I wish I could just tell them all to fuck off and leave it up to me how I wanna live my life.
Because everytime I keep it in, and it feels like the monster in me is getting bigger and more ugly for everytime it happens. I fear that one day it will get out of control and I'll end up doing something stupid that in the end will take my freedom away.

I need to tell the truth to people.

søndag den 22. november 2009

Dreamy Thoughts


To look so beautiful is what I seek

Perfection.
That is what I seek. It's hard to get there, but I'm willing to do whatever it takes to get there.

So far I've been working so hard, but feels like I'm getting nowhere.
It bothers me.
It pains me.
I'm never satisfired and I fear I'll never be.

It just happen that within this last hour my mood suddenly changed for the worse.

Last year at the same time of the year we're in now, I sat a goal. A goal to loose weight.
I was never fat or that's what some people might say, but I certainly felt fat.
Even though I now that I have lost over 20 kg. since I started I'm still not happy.
I wanna loose more.
I'm addicted. Addicted to this strict diet! I'm living the life of an almost anorexia.
But the weird thing is I love it. I feel it's the only way for me to gain the control that I've lost over the last years of my life.
I let the other side, the me who's here now, take the control.
I locked out every other person in my life.
I didn't need them, I still don't.
It's not that I don't like being around others, because I do, it's just that in general I don't need others.
They don't see it.
They don't feel it.
They just don't wanna think about it and let it in.
But me on the other hand, knowing all these things that others ignore is somehow keeping me from living my life to the fullest because I know too much.

At times the old me poops forth, making me cry, wishing that I didn't make some of these choices, but it's too late to turn back that I know, and I don't wish to turn back and forget.
It is what makes me smarter and stronger.

Others can't help me through it.
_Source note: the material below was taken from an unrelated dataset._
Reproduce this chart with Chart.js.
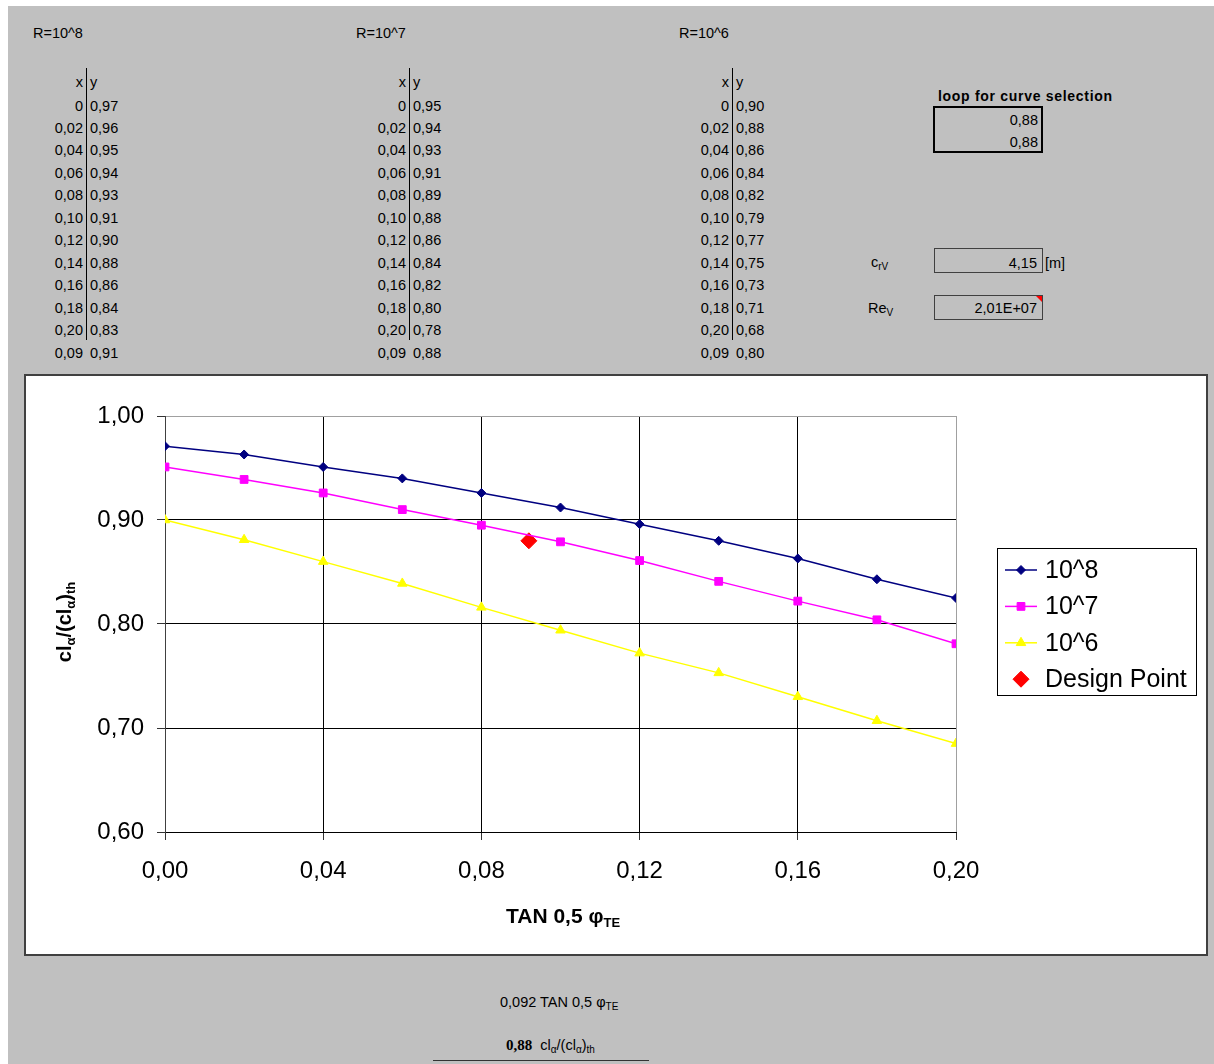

They can only listen.

Watching myself dying, slowly.

Wishing for me to reach the goal!

First Blog

So finally I got my on Blog online.

I thought it was about time that I got one. I wanted to keep this as a dairy of my life so I can always see how I'm doing and write down memories good but also bad once.
It's all a part of me and can always help me to get better.

That's all for now. ^_^

I'll watch Ugly Betty now and maybe later I'll watch Vampire Hunter D while enjoying a cup of japanese green tea and some apple pieces.